In the past three years, I've lost my best friend from college to cancer at the age of 50 (Silvia went to Dallas with me four summers ago so I could spend some time with that friend --see above photo -- and she attended that friend's funeral with me and helped me grieve), one of my best friends at work who was also one of the best men I've ever known to cancer and a surgery gone wrong at the age of 40, my boyfriend's son to suicide at the age of 32 (Silvia was there for us through all of that), my beloved uncle to covid at the age of 60 (you can read about him in an earlier post on this site if you want, and Silvia was there for me during that time, too, even though she was already getting sick but didn't know it yet), and my dear aunt only a few days after my uncle. There have been others, too, and we have all experienced loss these past few years, so I'm, by no means, alone in dealing with grief.

Silvia is only 41, and she has a daughter who needs her (the following photo is of Silvia and Constanza, her daughter and her world). She and I had hopes of one day opening a retreat for writers, artists, yoga, etc., in Mexico, so that was part of her reason for getting a business degree. She also has so many other aspirations that, for now, aren't possible until she gets a kidney, so she can travel with ease again.



She and I have seen and done a lot together. We've been to Jaltipan, Xalapa, Veracruz, Cancun, Playa del Carmen, Cozumel, Chichen Itza, Progreso, Holbox Island, Merida, and many other places in Mexico as well as here in the U.S., but there are so many others we still want to see. We've climbed ruins, swum with whale sharks, jumped into cenotes, and laughed until we cried over a giant takeout bag in a Chili's in Merida. 

At the end of this, I'm going to put some of photos of Silvia and me over the years, so you can see how much she's been in my life. This was the last photo we were able to take together the night before she flew back to Mexico. I've missed her every day since. 

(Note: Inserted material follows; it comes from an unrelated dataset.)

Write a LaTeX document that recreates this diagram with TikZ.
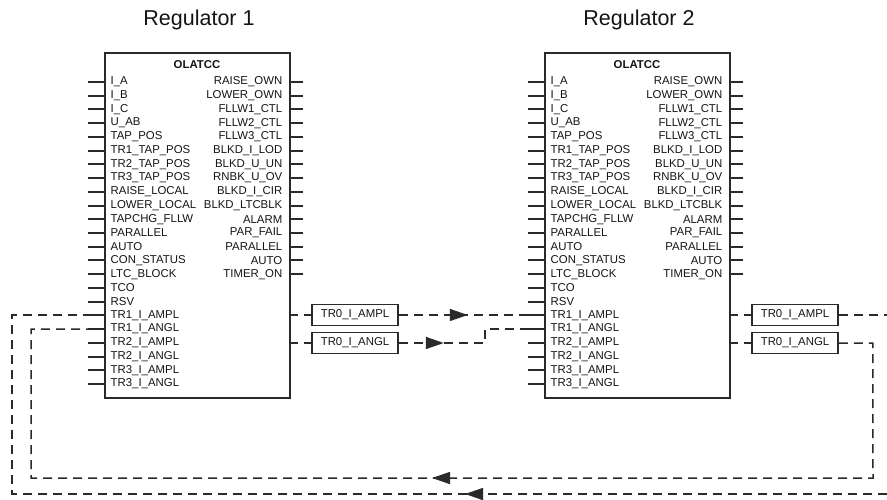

If you know her, consider yourself lucky because she's one of the sweetest people you could ever know. If you don't know her, help me to help her stay healthy until she can get a kidney, and then we'll be sure to visit, so you can get to know her. 

Any amount, seriously any amount, would be appreciated. It's $100 U.S.dollars -- well, specifically $102.46 -- (2,000 pesos) per dialysis, three times per week. If you can help, just let me know. Thank you from the bottom of my heart.